Russo’s research presents scientific evidence that even non-cannabinoid plant components can decrease the more intoxicating effects of THC and therefore increase its more therapeutic effects. The study indicates terpenes alone display “unique therapeutic effects” that may contribute meaningfully to “the entourage effects of cannabis-based medicinal extracts.” These therapeutic effects can include, but are not limited to: the treatment of pain, inflammation, depression, anxiety, addiction, epilepsy, cancer, fungal and bacterial infections.
How to take advantage of the Entourage Effect
Understanding how the entourage effect may impact one’s cannabis experience can help improve it and take it to the next level. With many cannabis consumers using the plant for very specific reasons — skin irritation, mental health, body aches — they can dive deeper into what cannabinoids, terpenes and synergistic relationships may serve them best.
A simple way to take advantage of the entourage effect is to seek more full-spectrum extracts. Products such as these will include a huge variety of cannabinoids and terpenes, as opposed to an isolate that strips the cannabis of everything but a select compound. For example, a full-spectrum extract could include CBD, pinene, CBN, myrcene, THC, and much more, while an isolate would only contain the singular CBD cannabinoid.

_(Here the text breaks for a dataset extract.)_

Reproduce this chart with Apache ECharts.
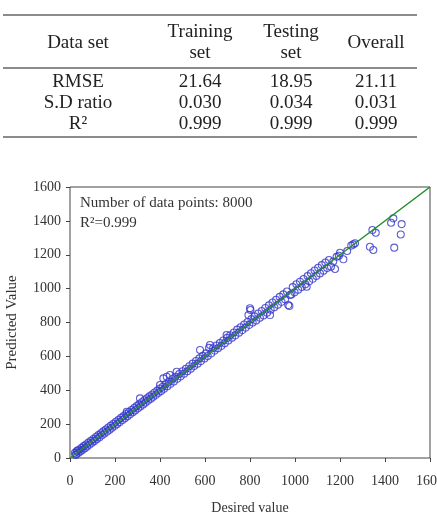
<!DOCTYPE html>
<html>
<head>
<meta charset="utf-8">
<script src="https://cdn.jsdelivr.net/npm/echarts@6/dist/echarts.min.js"></script>
<style>
  html, body { margin: 0; padding: 0; background: #fff; }
  #chart { width: 437px; height: 519px; }
</style>
</head>
<body>
<div id="chart"></div>
<script>
// table values
var tableHeaders = [['Data set'], ['Training', 'set'], ['Testing', 'set'], ['Overall']];
var rowLabels = ['RMSE', 'S.D ratio', 'R\u00b2'];
var trainingSet = ['21.64', '0.030', '0.999'];
var testingSet = ['18.95', '0.034', '0.999'];
var overallSet = ['21.11', '0.031', '0.999'];

// axis ticks
var axisTicks = [0, 200, 400, 600, 800, 1000, 1200, 1400, 1600];

// scatter points [desired, predicted]
var lowPoints = [
    [22, 30], [25, 18], [28, 22], [30, 40], [33, 44], [38, 31], [42, 50], [47, 40], [52, 60], [56, 49],
    [61, 70], [66, 58], [71, 80], [76, 68], [82, 91], [87, 79], [93, 102], [98, 90], [104, 112],
    [109, 101], [115, 124], [120, 112], [126, 135], [131, 122], [137, 146], [142, 134], [148, 157],
    [153, 145], [159, 168], [165, 156], [170, 180], [176, 167], [182, 191], [187, 179], [193, 202],
    [199, 190], [204, 214], [210, 201], [216, 226], [221, 212], [227, 237], [233, 224], [238, 248],
    [244, 235], [250, 260], [252, 273], [256, 247], [262, 272], [267, 258], [273, 283], [279, 270],
    [285, 295], [290, 281], [296, 306], [302, 293], [307, 317], [311, 352], [313, 304], [319, 329],
    [325, 316], [330, 341], [336, 327], [342, 352], [347, 339], [353, 364], [359, 350], [365, 375],
    [370, 362], [376, 387], [382, 373], [388, 398], [393, 385], [399, 410], [400, 431], [405, 396]
];
var midPoints = [
    [412, 421], [415, 470], [418, 409], [425, 436], [430, 480], [433, 424], [440, 450], [444, 490],
    [447, 438], [455, 466], [462, 452], [468, 480], [474, 509], [477, 468], [485, 496], [492, 482],
    [500, 512], [507, 498], [515, 527], [522, 512], [530, 542], [537, 527], [545, 557], [552, 543],
    [560, 573], [567, 557], [575, 588], [578, 638], [582, 572], [590, 603], [598, 588], [605, 618],
    [612, 602], [618, 650], [622, 667], [628, 618], [636, 648], [643, 634], [651, 664], [658, 648],
    [666, 679], [673, 662], [681, 694], [688, 678], [696, 726], [698, 709], [704, 694], [712, 725],
    [720, 710], [728, 741], [735, 724], [743, 758], [751, 740], [758, 772], [766, 755], [774, 788],
    [781, 770], [789, 803], [793, 844], [797, 786], [800, 884], [802, 874], [806, 820], [812, 800]
];
var upperPoints = [
    [820, 836], [828, 812], [836, 853], [844, 828], [852, 868], [860, 842], [868, 886], [876, 858],
    [884, 901], [889, 844], [892, 876], [900, 918], [908, 890], [916, 934], [924, 905], [932, 951],
    [940, 922], [948, 966], [956, 937], [964, 983], [970, 903], [975, 897], [978, 962], [984, 966],
    [990, 1009], [998, 978], [1006, 1026], [1014, 994], [1022, 1041], [1030, 1010], [1038, 1057],
    [1046, 1026], [1052, 1011], [1056, 1074], [1063, 1043], [1071, 1091], [1079, 1058], [1087, 1107],
    [1095, 1075], [1103, 1123], [1111, 1090], [1119, 1139], [1127, 1106], [1135, 1154], [1143, 1122],
    [1151, 1169], [1160, 1129], [1170, 1160], [1178, 1116], [1185, 1188], [1195, 1194], [1200, 1212],
    [1215, 1173], [1232, 1222], [1250, 1254], [1259, 1261], [1267, 1268]
];
var highPoints = [
    [1333, 1247], [1344, 1346], [1348, 1228], [1359, 1330], [1427, 1389], [1437, 1415],
    [1441, 1242], [1470, 1320], [1474, 1381]
];
var fitLine = [[0, 0], [1600, 1600]];

var serif = "'Liberation Serif', 'Times New Roman', serif";
var allPoints = lowPoints.concat(midPoints, upperPoints, highPoints);

var chartDom = document.getElementById('chart');
var myChart = echarts.init(chartDom, null, { renderer: 'canvas' });

// table drawn as graphic text
var colX = [78, 200, 291, 376];
var rowY = [82, 103, 124];
var tableGraphics = [];
[15, 68, 137].forEach(function (y) {
    tableGraphics.push({
        type: 'line',
        shape: { x1: 3, y1: y, x2: 417, y2: y },
        style: { stroke: '#666', lineWidth: 1.3 }
    });
});
tableHeaders.forEach(function (lines, i) {
    var ys = lines.length === 1 ? [43] : [32, 53];
    lines.forEach(function (t, j) {
        tableGraphics.push({
            type: 'text', x: colX[i], y: ys[j],
            style: { text: t, font: '19px ' + serif, fill: '#222', textAlign: 'center', textVerticalAlign: 'middle' }
        });
    });
});
rowLabels.forEach(function (label, r) {
    var cells = [label, trainingSet[r], testingSet[r], overallSet[r]];
    cells.forEach(function (t, c) {
        tableGraphics.push({
            type: 'text', x: colX[c], y: rowY[r],
            style: { text: t, font: '19px ' + serif, fill: '#222', textAlign: 'center', textVerticalAlign: 'middle' }
        });
    });
});
tableGraphics.push({
    type: 'text', x: 80, y: 203,
    style: { text: 'Number of data points: 8000', font: '15px ' + serif, fill: '#333', textVerticalAlign: 'middle' }
});
tableGraphics.push({
    type: 'text', x: 80, y: 223,
    style: { text: 'R\u00b2=0.999', font: '15px ' + serif, fill: '#333', textVerticalAlign: 'middle' }
});

function plainNumber(v) {
    return String(v);
}

var axisBase = {
    type: 'value',
    min: axisTicks[0],
    max: axisTicks[axisTicks.length - 1],
    interval: axisTicks[1] - axisTicks[0],
    splitLine: { show: false },
    axisLine: { show: false }
};

var option = {
    backgroundColor: '#fff',
    animation: false,
    grid: {
        left: 70, right: 7, top: 187, bottom: 61,
        containLabel: false,
        outerBoundsMode: 'none',
        show: true,
        borderColor: '#444',
        borderWidth: 1
    },
    graphic: tableGraphics,
    xAxis: [
        Object.assign({}, axisBase, {
            position: 'bottom',
            name: 'Desired value',
            nameLocation: 'middle',
            nameGap: 43,
            nameTextStyle: { fontFamily: serif, fontSize: 14, color: '#333' },
            axisTick: { show: true, inside: false, length: 4, lineStyle: { color: '#444' } },
            axisLabel: { fontFamily: serif, fontSize: 14, color: '#333', margin: 16, formatter: plainNumber }
        }),
        Object.assign({}, axisBase, {
            position: 'top',
            axisTick: { show: true, inside: true, length: 3, lineStyle: { color: '#444' } },
            axisLabel: { show: false }
        })
    ],
    yAxis: [
        Object.assign({}, axisBase, {
            position: 'left',
            name: 'Predicted Value',
            nameLocation: 'middle',
            nameGap: 50,
            nameTextStyle: { fontFamily: serif, fontSize: 15, color: '#333' },
            axisTick: { show: true, inside: false, length: 4, lineStyle: { color: '#444' } },
            axisLabel: { fontFamily: serif, fontSize: 14, color: '#333', margin: 9, formatter: plainNumber }
        }),
        Object.assign({}, axisBase, {
            position: 'right',
            axisTick: { show: true, inside: true, length: 3, lineStyle: { color: '#444' } },
            axisLabel: { show: false }
        })
    ],
    series: [
        {
            type: 'scatter',
            xAxisIndex: 0,
            yAxisIndex: 0,
            symbol: 'circle',
            symbolSize: 7,
            itemStyle: { color: 'rgba(0,0,0,0)', borderColor: '#3636cc', borderWidth: 1.1 },
            data: allPoints,
            z: 2
        },
        {
            type: 'line',
            xAxisIndex: 0,
            yAxisIndex: 0,
            data: fitLine,
            showSymbol: false,
            lineStyle: { color: '#1f8f2a', width: 1.5 },
            z: 3
        }
    ]
};

option && myChart.setOption(option);
window.addEventListener('resize', myChart.resize);
</script>
</body>
</html>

More experienced or committed cannabis consumers may even seek out specific pairings of cannabinoids and terpenes in their strains. Consider CBD, caryophyllene and pinene — all of these compounds are known for their potential to ease anxiety / soothe the nervous system and when paired together in a strain may have the capacity to encourage enhanced effects. This deduction could be applied to a variety of chemical combinations; it’s all about what the consumer is looking to take advantage of.
To sum it up
Some may see the entourage effect as more old-fashioned, given it embraces a more holistic approach to cannabis. But, studies show, more and more people are opening themselves up to alternative medicinal practices. The ultra fancified modes of consuming cannabis and its over 100 different cannabinoids could be on their way out in favor of this more natural method. According to the entourage effect, the whole may truly be greater than the sum of its parts.